Germán was a non-tender candidate this offseason, regardless of the way his 2023 campaign ended. But -- and it might be tough to remember now -- there was a moment in July when it seemed like he could be a trade deadline mover.
If the Yankees sold, it wouldn't be too tough to convince a contender to take on the boom-or-bust Germán, who could bomb against the Mariners and allow 10 runs, then shake it off less than a week later and toss a road perfect game. His electric outings weren't accidental. Consistency wasn't his friend, but he always had seven shutout innings -- no matter the opponent -- in his pocket.
Then his saga took another dark turn, after the Yankees had already given him a second chance following his 2019 suspension under the domestic violence policy that left the team an arm short during a doomed postseason run. Some (pointing finger squarely at myself) thought he should never have been brought back in the first place.
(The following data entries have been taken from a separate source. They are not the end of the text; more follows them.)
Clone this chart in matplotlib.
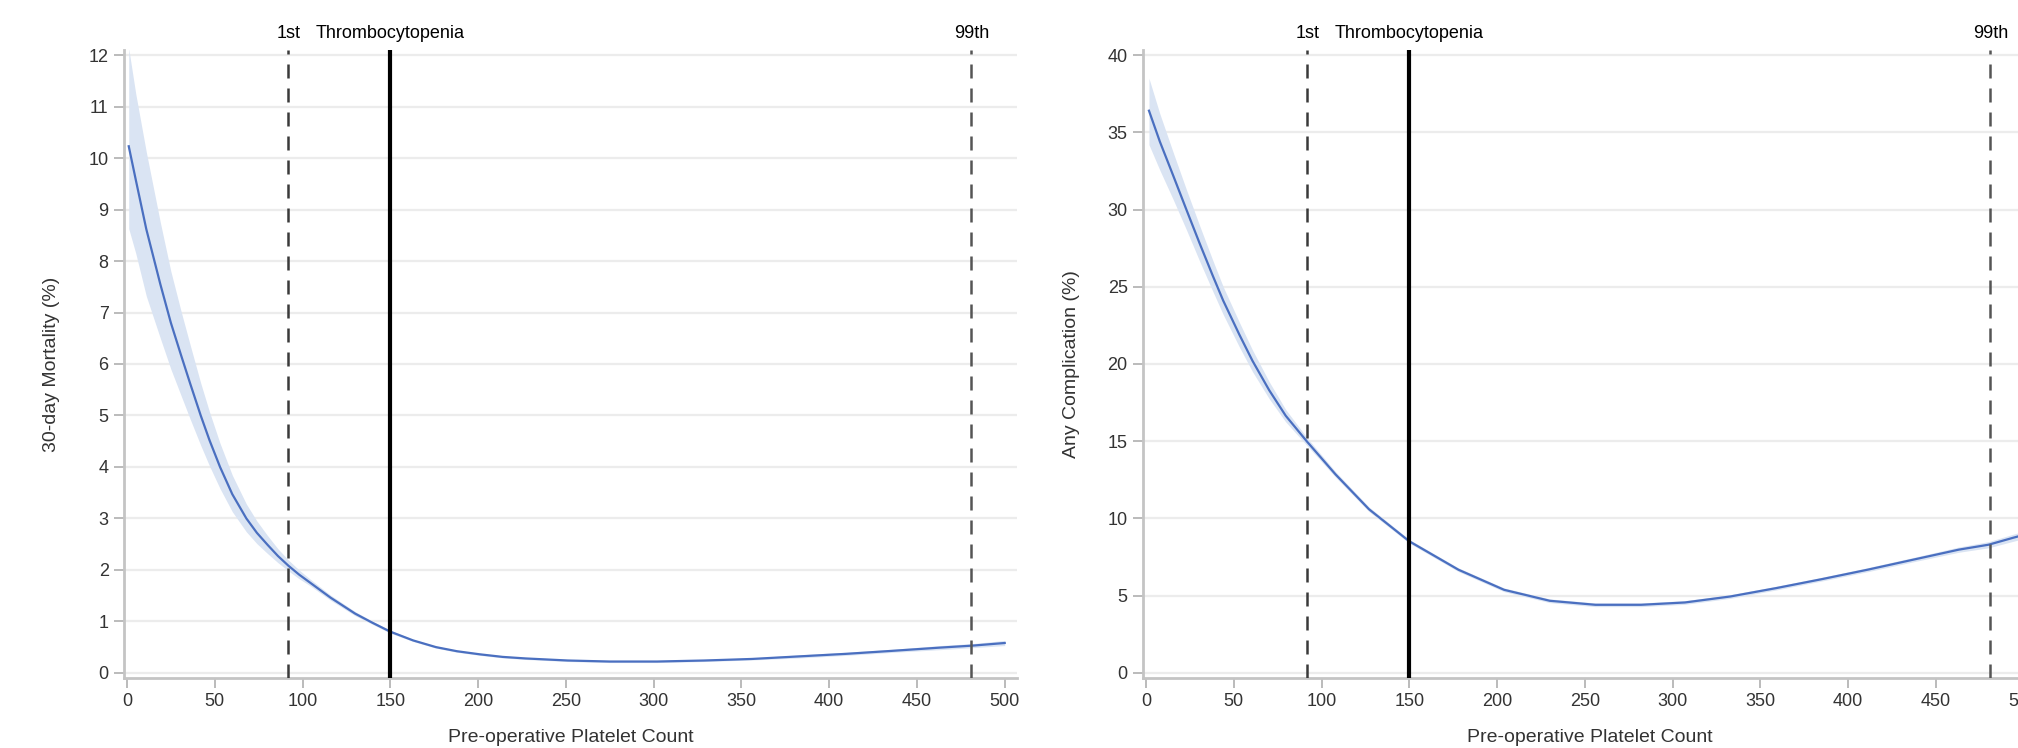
import matplotlib
matplotlib.use("Agg")
import matplotlib.pyplot as plt
import matplotlib.transforms as mtransforms

plt.rcParams['font.family'] = ['Liberation Sans', 'DejaVu Sans']

# ---------------- data ----------------
# Panel A: 30-day mortality (%)
mort_x = [1, 5, 11, 19, 25, 31, 36, 42, 47, 53, 60, 68, 74, 80, 86, 92, 98, 104,
          116, 130, 140, 150, 163, 176, 188, 201, 214, 227, 251, 275, 302, 329,
          356, 383, 410, 437, 463, 482, 500]
mort_est = [10.23, 9.58, 8.62, 7.55, 6.80, 6.15, 5.62, 5.00, 4.52, 4.00, 3.47, 3.00,
            2.72, 2.49, 2.27, 2.08, 1.91, 1.76, 1.46, 1.15, 0.97, 0.80, 0.63, 0.50,
            0.42, 0.36, 0.31, 0.28, 0.24, 0.22, 0.22, 0.24, 0.27, 0.32, 0.37, 0.43,
            0.49, 0.53, 0.58]
mort_lo = [8.63, 8.15, 7.32, 6.50, 5.90, 5.37, 4.93, 4.42, 4.02, 3.58, 3.13, 2.74,
           2.51, 2.32, 2.14, 1.98, 1.83, 1.70, 1.41, 1.11, 0.94, 0.77, 0.61, 0.48,
           0.40, 0.34, 0.29, 0.26, 0.22, 0.20, 0.20, 0.22, 0.25, 0.29, 0.34, 0.40,
           0.45, 0.49, 0.53]
mort_hi = [12.13, 11.25, 10.12, 8.75, 7.80, 7.00, 6.37, 5.63, 5.07, 4.46, 3.84, 3.28,
           2.95, 2.67, 2.41, 2.19, 2.00, 1.83, 1.51, 1.19, 1.00, 0.83, 0.65, 0.52,
           0.44, 0.38, 0.33, 0.30, 0.26, 0.24, 0.24, 0.26, 0.29, 0.35, 0.40, 0.46,
           0.53, 0.57, 0.63]

# Panel B: any complication (%)
comp_x = [1.7, 7.9, 15.5, 23, 30.6, 38.1, 44, 53.2, 60.7, 70.2, 79.6, 92, 108, 127,
          150, 178, 204, 230, 256, 282, 307, 333, 359, 385, 411, 437, 463, 480, 494, 507]
comp_est = [36.4, 34.4, 32.2, 30.0, 27.8, 25.7, 24.1, 21.9, 20.2, 18.3, 16.65, 14.94,
            12.85, 10.6, 8.52, 6.68, 5.38, 4.67, 4.41, 4.41, 4.56, 4.95, 5.49, 6.07,
            6.68, 7.33, 7.98, 8.3, 8.75, 9.15]
comp_lo = [34.2, 32.55, 30.65, 28.7, 26.65, 24.7, 23.2, 21.1, 19.5, 17.75, 16.25, 14.69,
           12.67, 10.45, 8.40, 6.56, 5.26, 4.55, 4.29, 4.29, 4.44, 4.83, 5.37, 5.95,
           6.55, 7.19, 7.81, 8.1, 8.52, 8.9]
comp_hi = [38.5, 36.2, 33.7, 31.3, 28.95, 26.7, 25.0, 22.7, 20.9, 18.85, 17.05, 15.19,
           13.03, 10.75, 8.64, 6.80, 5.50, 4.79, 4.53, 4.53, 4.68, 5.07, 5.61, 6.19,
           6.81, 7.47, 8.15, 8.5, 8.98, 9.4]

pct1 = 92
thrombo = 150
pct99 = 481

x_ticks = [0, 50, 100, 150, 200, 250, 300, 350, 400, 450, 500]
mort_yticks = list(range(0, 13))
comp_yticks = [0, 5, 10, 15, 20, 25, 30, 35, 40]

# ---------------- figure ----------------
W, H = 2018, 748
fig = plt.figure(figsize=(W / 100, H / 100), dpi=100)

ax_bottom = 70 / H
ax_height = 628 / H
ax_width = 893 / W
axA = fig.add_axes([124 / W, ax_bottom, ax_width, ax_height])
axB = fig.add_axes([1143 / W, ax_bottom, ax_width, ax_height])

line_col = '#4a6fc0'
band_col = '#dae4f3'
grid_col = '#ececec'
spine_col = '#c4c4c4'
text_col = '#333333'


def style(ax, yticks, ylim, ylabel, ylab_x):
    ax.set_xlim(-1.7, 507)
    ax.set_ylim(*ylim)
    ax.set_xticks(x_ticks)
    ax.set_yticks(yticks)
    for s in ['top', 'right']:
        ax.spines[s].set_visible(False)
    for s in ['left', 'bottom']:
        ax.spines[s].set_color(spine_col)
        ax.spines[s].set_linewidth(2)
    ax.tick_params(direction='out', length=7, width=1.3, color='#b5b5b5',
                   labelsize=13, labelcolor=text_col, pad=4)
    ax.yaxis.grid(True, color=grid_col, lw=1.6)
    ax.set_axisbelow(True)
    ax.text(ylab_x, 0.5, ylabel, rotation=90, ha='center', va='center',
            fontsize=14, color=text_col, transform=ax.transAxes)
    ax.text(0.5, -0.095, 'Pre-operative Platelet Count', ha='center', va='center',
            fontsize=14, color=text_col, transform=ax.transAxes)
    trans = mtransforms.blended_transform_factory(ax.transData, ax.transAxes)
    ax.axvline(pct1, color='#3a3a3a', lw=1.8, dashes=(5.6, 4.0), zorder=4)
    ax.axvline(pct99, color='#555555', lw=1.8, dashes=(5.6, 4.0), zorder=4)
    ax.axvline(thrombo, color='black', lw=3.0, zorder=4)
    ax.text(pct1, 1.0255, '1st', ha='center', va='center', fontsize=13,
            color='black', transform=trans)
    ax.text(thrombo, 1.0255, 'Thrombocytopenia', ha='center', va='center',
            fontsize=13, color='black', transform=trans)
    ax.text(pct99, 1.0255, '99th', ha='center', va='center', fontsize=13,
            color='black', transform=trans)


style(axA, mort_yticks, (-0.1, 12.1), '30-day Mortality (%)', (52 - 124) / 893)
style(axB, comp_yticks, (-0.33, 40.33), 'Any Complication (%)', (1072 - 1143) / 893)

axA.fill_between(mort_x, mort_lo, mort_hi, color=band_col, lw=0, zorder=2)
axA.plot(mort_x, mort_est, color=line_col, lw=1.6, zorder=3)

axB.fill_between(comp_x, comp_lo, comp_hi, color=band_col, lw=0, zorder=2)
axB.plot(comp_x, comp_est, color=line_col, lw=1.6, zorder=3)

fig.savefig('out.png', dpi=100)
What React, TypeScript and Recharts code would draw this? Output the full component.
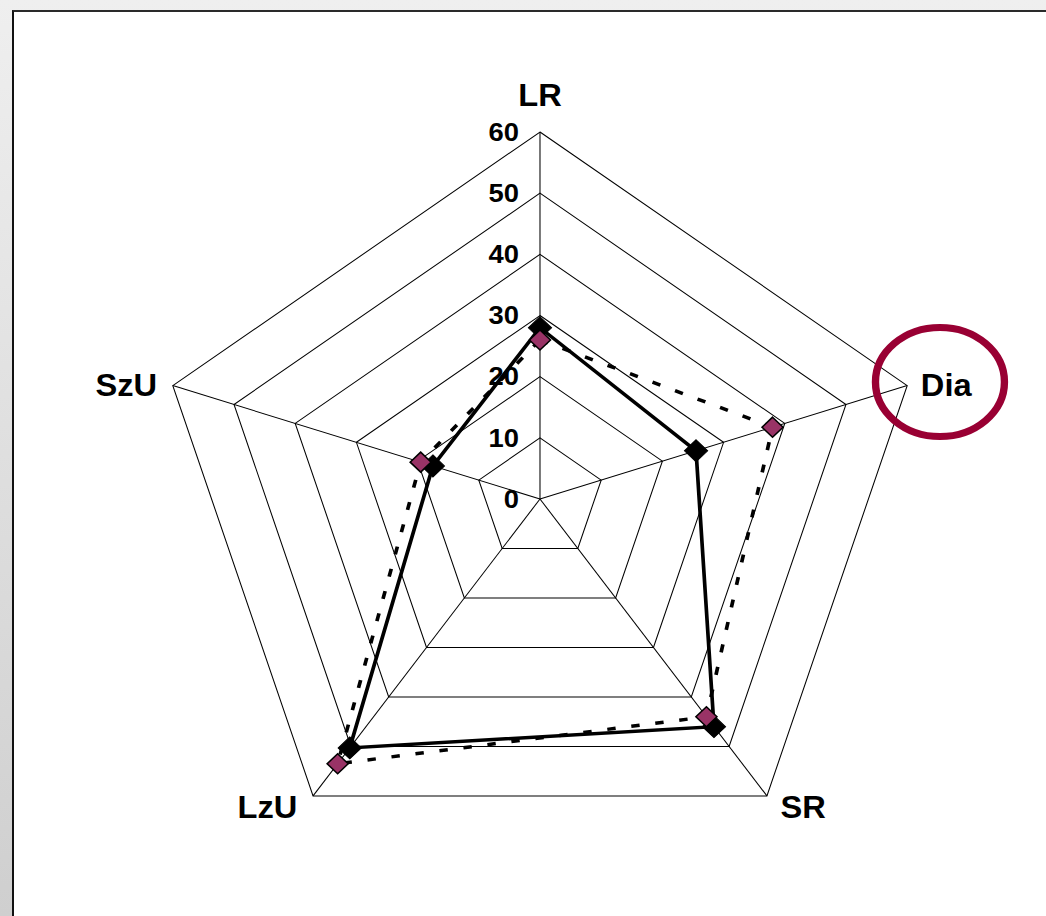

If the Yankees hadn't extended the olive branch, they never would've had to reckon with the armpit injury that may or may not have been real, or the horrific and terrifying drunken clubhouse escapades that finally knocked Germán onto the restricted list. The league mandated rehab, and we have not heard from him since.
Add the long-forgotten Jimmy Cordero into this bucket, too. The Yankees -- and potentially MLB -- will never employ either player again.